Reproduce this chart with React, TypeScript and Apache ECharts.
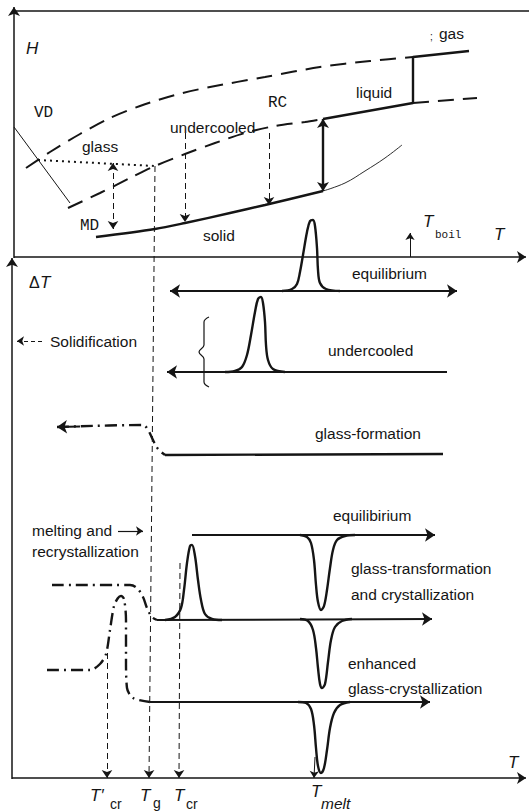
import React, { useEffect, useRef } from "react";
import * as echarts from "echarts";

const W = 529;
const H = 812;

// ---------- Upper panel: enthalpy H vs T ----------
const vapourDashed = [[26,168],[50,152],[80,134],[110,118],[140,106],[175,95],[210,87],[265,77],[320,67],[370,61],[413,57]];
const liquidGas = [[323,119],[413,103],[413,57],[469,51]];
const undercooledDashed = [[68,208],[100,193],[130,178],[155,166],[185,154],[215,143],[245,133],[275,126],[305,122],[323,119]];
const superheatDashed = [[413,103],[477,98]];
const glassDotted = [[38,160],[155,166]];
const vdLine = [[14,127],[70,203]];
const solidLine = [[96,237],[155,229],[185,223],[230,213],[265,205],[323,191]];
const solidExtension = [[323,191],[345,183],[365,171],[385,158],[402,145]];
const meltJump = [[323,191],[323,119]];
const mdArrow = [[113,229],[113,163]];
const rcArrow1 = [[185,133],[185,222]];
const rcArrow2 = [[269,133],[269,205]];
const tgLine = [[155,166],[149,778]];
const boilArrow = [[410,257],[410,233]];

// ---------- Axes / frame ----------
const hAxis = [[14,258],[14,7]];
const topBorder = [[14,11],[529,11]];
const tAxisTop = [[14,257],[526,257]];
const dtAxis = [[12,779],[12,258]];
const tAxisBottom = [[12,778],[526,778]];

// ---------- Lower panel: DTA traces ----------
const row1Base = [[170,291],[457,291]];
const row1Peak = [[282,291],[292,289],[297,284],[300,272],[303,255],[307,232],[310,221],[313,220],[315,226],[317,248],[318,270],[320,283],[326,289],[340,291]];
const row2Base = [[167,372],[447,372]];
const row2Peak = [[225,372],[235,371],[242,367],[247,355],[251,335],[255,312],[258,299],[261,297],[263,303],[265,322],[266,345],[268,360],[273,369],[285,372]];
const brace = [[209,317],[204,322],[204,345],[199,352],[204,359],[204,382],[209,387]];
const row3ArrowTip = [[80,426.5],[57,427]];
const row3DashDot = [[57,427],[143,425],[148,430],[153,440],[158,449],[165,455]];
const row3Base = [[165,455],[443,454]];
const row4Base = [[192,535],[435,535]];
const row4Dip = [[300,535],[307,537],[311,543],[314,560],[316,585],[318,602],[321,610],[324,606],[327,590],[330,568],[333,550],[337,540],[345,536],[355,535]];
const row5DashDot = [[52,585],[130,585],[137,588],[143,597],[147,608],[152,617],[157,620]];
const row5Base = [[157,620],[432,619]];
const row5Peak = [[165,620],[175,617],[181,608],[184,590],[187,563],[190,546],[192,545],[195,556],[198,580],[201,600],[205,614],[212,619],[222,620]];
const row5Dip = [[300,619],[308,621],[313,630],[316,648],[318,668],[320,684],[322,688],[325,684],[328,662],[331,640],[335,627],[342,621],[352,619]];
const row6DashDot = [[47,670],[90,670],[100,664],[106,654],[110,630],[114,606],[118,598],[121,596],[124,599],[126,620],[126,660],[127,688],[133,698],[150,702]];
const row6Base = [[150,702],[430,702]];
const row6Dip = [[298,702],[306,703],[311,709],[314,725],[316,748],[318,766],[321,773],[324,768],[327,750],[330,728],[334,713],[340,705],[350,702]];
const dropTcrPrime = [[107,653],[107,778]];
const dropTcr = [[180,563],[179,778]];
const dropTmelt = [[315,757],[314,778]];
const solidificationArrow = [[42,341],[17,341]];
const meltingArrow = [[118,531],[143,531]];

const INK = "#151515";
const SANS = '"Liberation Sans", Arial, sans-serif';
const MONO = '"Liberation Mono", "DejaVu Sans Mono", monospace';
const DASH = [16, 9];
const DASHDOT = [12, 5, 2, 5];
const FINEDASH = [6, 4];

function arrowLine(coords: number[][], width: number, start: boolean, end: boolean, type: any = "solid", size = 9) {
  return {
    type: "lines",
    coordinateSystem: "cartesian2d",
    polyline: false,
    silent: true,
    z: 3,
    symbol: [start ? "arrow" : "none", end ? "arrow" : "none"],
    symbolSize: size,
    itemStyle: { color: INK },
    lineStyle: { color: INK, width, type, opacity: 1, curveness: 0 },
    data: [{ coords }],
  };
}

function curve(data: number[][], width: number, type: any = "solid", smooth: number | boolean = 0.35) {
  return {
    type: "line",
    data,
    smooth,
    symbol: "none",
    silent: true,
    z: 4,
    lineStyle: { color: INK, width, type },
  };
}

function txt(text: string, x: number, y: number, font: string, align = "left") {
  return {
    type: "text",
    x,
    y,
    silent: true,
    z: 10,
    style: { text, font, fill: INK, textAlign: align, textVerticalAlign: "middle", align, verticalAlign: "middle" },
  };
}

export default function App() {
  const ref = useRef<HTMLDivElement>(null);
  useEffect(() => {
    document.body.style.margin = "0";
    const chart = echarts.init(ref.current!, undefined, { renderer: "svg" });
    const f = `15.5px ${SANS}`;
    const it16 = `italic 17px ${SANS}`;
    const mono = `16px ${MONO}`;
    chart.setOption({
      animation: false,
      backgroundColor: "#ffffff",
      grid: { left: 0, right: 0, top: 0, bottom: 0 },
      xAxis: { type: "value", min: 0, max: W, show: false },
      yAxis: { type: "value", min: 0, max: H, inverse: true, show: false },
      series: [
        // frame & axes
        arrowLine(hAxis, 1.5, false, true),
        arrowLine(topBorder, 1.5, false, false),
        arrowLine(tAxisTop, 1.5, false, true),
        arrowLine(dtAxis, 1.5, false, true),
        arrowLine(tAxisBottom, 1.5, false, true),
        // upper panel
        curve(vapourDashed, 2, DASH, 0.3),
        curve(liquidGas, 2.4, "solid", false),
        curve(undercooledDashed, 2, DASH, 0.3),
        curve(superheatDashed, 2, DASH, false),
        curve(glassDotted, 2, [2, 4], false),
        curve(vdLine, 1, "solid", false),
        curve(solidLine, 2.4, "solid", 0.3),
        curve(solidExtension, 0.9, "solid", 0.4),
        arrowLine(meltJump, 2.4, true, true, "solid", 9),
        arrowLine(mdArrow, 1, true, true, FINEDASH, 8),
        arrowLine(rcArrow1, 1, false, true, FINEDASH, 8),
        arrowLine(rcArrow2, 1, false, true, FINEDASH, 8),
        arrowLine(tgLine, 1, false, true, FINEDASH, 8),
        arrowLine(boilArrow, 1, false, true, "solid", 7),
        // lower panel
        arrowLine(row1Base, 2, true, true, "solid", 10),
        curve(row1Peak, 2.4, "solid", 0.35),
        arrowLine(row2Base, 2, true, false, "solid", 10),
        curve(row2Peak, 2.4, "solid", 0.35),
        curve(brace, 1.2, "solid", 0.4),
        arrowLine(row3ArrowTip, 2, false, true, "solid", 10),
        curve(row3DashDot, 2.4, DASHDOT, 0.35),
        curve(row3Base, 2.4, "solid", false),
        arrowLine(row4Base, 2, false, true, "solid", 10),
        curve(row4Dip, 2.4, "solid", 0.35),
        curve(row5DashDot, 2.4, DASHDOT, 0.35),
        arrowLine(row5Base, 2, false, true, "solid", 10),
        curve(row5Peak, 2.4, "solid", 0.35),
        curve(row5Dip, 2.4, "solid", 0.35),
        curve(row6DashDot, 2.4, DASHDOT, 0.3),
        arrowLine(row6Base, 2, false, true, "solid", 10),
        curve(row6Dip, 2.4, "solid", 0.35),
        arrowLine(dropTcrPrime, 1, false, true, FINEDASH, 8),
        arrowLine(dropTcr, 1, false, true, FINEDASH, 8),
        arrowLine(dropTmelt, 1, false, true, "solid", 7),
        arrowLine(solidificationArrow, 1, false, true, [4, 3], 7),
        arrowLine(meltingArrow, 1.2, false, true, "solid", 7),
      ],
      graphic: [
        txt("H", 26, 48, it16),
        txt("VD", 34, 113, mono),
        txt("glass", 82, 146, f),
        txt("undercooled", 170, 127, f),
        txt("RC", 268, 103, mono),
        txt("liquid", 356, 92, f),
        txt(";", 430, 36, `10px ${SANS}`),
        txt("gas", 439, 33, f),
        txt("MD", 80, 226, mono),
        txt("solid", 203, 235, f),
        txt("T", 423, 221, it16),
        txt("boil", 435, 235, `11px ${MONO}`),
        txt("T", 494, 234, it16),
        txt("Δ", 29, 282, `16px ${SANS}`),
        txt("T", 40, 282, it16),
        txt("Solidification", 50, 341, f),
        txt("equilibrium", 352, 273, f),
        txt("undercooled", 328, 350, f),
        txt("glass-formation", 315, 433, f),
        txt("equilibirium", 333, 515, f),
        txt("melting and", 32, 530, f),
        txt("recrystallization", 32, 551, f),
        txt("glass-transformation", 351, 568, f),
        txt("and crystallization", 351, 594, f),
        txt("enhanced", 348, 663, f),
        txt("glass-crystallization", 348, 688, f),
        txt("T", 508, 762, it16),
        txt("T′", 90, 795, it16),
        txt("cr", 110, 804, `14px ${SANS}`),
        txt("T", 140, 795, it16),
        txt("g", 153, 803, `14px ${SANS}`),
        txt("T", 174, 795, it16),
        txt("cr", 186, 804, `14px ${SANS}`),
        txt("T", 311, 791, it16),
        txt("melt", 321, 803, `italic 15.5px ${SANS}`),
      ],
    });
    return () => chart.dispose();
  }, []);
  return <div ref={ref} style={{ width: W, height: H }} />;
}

*****

= WHAT NEEDS TO BE DONE =
Repeat only the lines between the start of the data and the line with "const tAxisBottom = [[12,778],[526,778]];", including those two lines, and skip the pictures.

= SOLVED PROBLEM =
Reproduce this chart with React, TypeScript and Apache ECharts.
import React, { useEffect, useRef } from "react";
import * as echarts from "echarts";

const W = 529;
const H = 812;

// ---------- Upper panel: enthalpy H vs T ----------
const vapourDashed = [[26,168],[50,152],[80,134],[110,118],[140,106],[175,95],[210,87],[265,77],[320,67],[370,61],[413,57]];
const liquidGas = [[323,119],[413,103],[413,57],[469,51]];
const undercooledDashed = [[68,208],[100,193],[130,178],[155,166],[185,154],[215,143],[245,133],[275,126],[305,122],[323,119]];
const superheatDashed = [[413,103],[477,98]];
const glassDotted = [[38,160],[155,166]];
const vdLine = [[14,127],[70,203]];
const solidLine = [[96,237],[155,229],[185,223],[230,213],[265,205],[323,191]];
const solidExtension = [[323,191],[345,183],[365,171],[385,158],[402,145]];
const meltJump = [[323,191],[323,119]];
const mdArrow = [[113,229],[113,163]];
const rcArrow1 = [[185,133],[185,222]];
const rcArrow2 = [[269,133],[269,205]];
const tgLine = [[155,166],[149,778]];
const boilArrow = [[410,257],[410,233]];

// ---------- Axes / frame ----------
const hAxis = [[14,258],[14,7]];
const topBorder = [[14,11],[529,11]];
const tAxisTop = [[14,257],[526,257]];
const dtAxis = [[12,779],[12,258]];
const tAxisBottom = [[12,778],[526,778]];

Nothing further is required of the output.